The Clinton Foundation's work in Africa has concentrated on helping governments design and implement AIDS treatment programmes, with a special focus on children, rural areas and widening access to affordable Aids drugs.
The Clintons in Africa. I can't help feel nauseated when I visualize Clinton in Rwanda. Anyone who has ever read my dissertation knows how I feel about the UN and their repeated botched attempts at just about everything they touch.
But little compares to the UN and Clinton's failures to intercede in the 1990s genocide of 500,000-800,000 people in Rwanda. I should think he'd be lucky to find many children, with or without AIDs, there at all since he remained mute while the Hutu targeted children most especially in their efforts to wipe out the Tutsi. His 1998 visit to the country, and apology, does not nullify his cowardice and refusal to become involved.

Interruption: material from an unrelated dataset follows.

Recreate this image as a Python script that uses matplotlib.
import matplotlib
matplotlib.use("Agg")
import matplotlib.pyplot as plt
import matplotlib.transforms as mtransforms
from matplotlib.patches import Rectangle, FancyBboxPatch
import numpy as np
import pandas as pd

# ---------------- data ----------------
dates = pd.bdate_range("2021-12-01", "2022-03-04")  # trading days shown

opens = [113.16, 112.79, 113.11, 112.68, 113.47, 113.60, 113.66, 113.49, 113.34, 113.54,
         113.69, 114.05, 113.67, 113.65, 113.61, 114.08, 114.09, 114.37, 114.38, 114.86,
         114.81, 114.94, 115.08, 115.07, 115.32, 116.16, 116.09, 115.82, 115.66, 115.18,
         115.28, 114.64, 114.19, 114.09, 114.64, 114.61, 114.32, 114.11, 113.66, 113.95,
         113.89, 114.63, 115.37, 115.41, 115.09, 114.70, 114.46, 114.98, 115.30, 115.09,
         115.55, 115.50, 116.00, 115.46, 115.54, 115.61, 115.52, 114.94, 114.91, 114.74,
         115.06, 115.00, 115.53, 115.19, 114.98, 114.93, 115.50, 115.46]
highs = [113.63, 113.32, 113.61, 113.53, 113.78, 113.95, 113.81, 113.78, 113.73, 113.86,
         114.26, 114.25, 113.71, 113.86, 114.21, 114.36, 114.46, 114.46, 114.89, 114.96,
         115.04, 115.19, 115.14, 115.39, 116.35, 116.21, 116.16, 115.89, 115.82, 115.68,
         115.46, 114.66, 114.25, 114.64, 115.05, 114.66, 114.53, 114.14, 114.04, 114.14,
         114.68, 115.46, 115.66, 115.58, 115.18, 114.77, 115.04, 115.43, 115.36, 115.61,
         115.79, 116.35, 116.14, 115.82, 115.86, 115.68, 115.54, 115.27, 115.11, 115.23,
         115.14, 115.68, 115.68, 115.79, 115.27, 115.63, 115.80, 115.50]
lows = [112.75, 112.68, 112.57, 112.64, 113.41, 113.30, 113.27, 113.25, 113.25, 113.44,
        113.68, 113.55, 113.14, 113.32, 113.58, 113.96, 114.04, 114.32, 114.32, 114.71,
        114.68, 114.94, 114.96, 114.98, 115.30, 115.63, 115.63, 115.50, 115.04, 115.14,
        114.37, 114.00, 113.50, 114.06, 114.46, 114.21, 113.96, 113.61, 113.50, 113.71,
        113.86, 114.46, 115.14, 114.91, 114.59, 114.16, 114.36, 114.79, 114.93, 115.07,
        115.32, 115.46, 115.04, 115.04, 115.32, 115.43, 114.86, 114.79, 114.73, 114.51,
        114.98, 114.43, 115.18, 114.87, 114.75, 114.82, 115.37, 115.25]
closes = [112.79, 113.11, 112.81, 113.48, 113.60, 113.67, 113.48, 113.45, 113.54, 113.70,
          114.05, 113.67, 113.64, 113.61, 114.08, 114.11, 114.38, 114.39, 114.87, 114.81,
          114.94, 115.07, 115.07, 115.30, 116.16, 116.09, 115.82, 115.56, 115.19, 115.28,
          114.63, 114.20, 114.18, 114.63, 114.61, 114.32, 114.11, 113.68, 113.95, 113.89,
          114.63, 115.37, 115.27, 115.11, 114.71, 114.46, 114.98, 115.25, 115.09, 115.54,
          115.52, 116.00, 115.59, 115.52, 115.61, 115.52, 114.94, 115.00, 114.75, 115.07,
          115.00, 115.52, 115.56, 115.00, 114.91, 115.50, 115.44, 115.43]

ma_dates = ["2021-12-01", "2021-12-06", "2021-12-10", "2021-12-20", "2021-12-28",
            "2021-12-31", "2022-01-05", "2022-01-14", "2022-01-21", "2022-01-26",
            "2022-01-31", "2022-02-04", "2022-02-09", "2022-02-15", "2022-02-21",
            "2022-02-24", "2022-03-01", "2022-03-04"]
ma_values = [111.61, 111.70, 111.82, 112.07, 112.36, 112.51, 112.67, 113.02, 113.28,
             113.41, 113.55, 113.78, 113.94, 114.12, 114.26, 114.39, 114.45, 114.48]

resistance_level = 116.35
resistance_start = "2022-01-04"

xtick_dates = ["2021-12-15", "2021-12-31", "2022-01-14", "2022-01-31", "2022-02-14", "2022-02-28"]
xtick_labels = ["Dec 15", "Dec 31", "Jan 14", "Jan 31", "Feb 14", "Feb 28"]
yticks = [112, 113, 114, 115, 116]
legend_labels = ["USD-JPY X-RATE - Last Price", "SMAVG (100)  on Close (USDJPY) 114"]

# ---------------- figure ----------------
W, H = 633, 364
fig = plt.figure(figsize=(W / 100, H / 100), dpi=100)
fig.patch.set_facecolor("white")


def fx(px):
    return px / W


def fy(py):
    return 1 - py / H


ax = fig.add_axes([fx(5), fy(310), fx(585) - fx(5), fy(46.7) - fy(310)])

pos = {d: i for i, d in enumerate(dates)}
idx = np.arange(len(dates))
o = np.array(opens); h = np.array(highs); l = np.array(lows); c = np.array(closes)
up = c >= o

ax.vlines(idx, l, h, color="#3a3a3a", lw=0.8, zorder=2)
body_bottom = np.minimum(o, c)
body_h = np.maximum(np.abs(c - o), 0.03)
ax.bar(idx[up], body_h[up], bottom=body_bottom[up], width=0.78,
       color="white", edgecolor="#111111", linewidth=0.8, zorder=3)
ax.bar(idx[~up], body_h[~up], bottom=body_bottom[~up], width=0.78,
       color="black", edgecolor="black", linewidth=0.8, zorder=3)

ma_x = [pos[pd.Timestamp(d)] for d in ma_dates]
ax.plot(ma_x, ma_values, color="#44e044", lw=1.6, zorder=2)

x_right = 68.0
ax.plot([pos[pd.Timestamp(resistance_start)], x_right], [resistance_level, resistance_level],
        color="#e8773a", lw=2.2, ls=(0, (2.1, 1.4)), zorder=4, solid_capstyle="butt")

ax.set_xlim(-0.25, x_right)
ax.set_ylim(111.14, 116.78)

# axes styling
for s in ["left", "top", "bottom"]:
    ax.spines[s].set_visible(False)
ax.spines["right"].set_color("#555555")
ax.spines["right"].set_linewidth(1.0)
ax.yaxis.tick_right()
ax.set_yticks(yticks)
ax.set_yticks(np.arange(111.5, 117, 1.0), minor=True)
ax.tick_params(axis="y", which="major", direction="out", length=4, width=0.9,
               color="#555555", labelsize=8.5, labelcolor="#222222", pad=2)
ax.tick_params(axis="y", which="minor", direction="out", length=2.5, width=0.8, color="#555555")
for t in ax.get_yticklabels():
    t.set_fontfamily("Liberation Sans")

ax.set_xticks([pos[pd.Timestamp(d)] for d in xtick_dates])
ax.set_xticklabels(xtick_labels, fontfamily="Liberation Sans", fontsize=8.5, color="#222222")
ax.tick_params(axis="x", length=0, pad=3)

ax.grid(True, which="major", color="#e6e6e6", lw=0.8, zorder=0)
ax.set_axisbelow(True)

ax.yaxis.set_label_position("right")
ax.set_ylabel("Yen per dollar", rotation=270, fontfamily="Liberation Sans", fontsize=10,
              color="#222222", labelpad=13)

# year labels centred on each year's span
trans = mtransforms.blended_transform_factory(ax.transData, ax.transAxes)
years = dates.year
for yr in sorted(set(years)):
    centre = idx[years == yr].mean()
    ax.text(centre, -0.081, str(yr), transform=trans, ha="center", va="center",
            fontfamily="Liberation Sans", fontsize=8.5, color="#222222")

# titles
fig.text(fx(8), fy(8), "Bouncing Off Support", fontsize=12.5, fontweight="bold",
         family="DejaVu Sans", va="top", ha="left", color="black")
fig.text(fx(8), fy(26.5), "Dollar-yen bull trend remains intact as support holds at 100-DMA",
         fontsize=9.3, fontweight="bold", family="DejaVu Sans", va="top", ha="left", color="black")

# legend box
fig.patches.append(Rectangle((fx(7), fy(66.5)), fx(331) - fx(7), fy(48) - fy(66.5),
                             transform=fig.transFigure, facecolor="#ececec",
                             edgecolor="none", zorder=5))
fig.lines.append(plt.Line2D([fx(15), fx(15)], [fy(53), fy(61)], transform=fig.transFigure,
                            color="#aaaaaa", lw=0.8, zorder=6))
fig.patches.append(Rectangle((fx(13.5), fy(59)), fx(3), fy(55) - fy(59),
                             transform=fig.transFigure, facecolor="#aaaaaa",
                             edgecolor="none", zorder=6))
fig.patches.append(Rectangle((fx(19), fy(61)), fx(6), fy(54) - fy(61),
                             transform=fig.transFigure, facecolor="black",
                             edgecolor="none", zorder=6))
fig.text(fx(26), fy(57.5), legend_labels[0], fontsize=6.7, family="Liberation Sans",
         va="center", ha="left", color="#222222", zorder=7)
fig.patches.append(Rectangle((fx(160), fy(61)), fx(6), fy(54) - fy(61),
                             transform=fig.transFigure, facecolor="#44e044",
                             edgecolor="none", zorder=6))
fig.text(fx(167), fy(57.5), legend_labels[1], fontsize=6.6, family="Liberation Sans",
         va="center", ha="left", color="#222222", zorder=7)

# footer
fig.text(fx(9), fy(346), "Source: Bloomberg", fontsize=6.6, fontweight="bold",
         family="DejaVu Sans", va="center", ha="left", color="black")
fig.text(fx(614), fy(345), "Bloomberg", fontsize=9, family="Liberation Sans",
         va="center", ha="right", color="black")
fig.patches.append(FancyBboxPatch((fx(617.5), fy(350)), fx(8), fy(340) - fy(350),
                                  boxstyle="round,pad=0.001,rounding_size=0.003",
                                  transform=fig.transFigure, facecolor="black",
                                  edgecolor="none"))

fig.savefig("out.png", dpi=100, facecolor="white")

Therein lies the problems of WH admins listening to the drumbeat of the NYT's and ilk. Even then, the New York liberal rags were anti-war, anti-compassion.
An April 13 Newsday editorial asked, "What is to be done?" and recommended "nothing." The New York Times was scarcely more subtle: "No member of the United Nations with an army strong enough to make a difference is willing to risk centuries-old history of tribal warfare and deep distrust of outside intervention."

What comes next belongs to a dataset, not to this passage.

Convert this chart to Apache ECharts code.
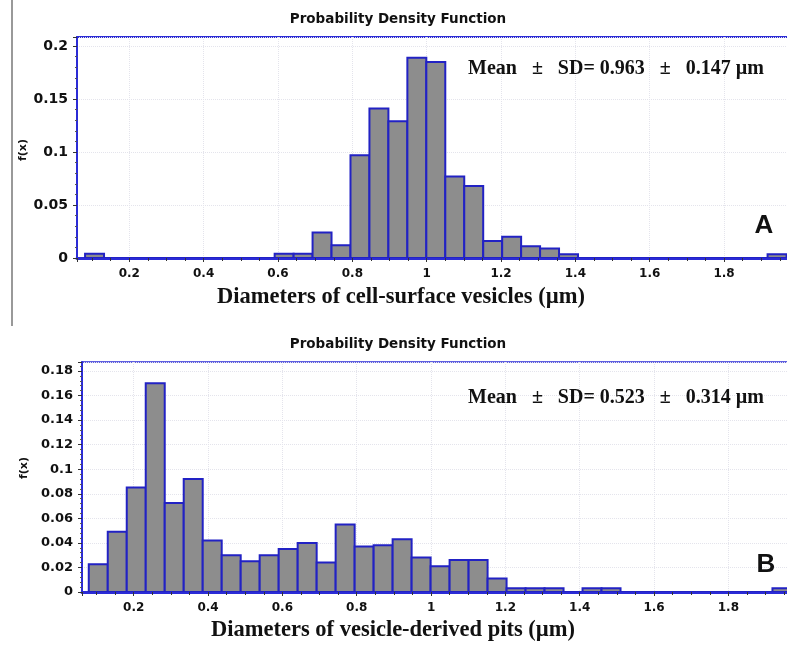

Later, in support of the administration's position, the Times wrote: "...to enter this conflict without a defined mission or a plausible military plan risks a repetition of the debacle in Somalia."
Little has changed in a decade. Even now the UN follows the same path, refusing to use the "genocide" word for the Sudan in Darfur. The NYT's and other liberal MSM still pound the anti-war drums steadily... afraid to involve the US military/NATO troops, and citing "quagmire" with pious omnipotence.
However this time, unlike Clinton, the US administration is among those in dissent on Darfur. It is little details like this that highlight the US relationship with the UN as one in need of firm attentions, and demands for change.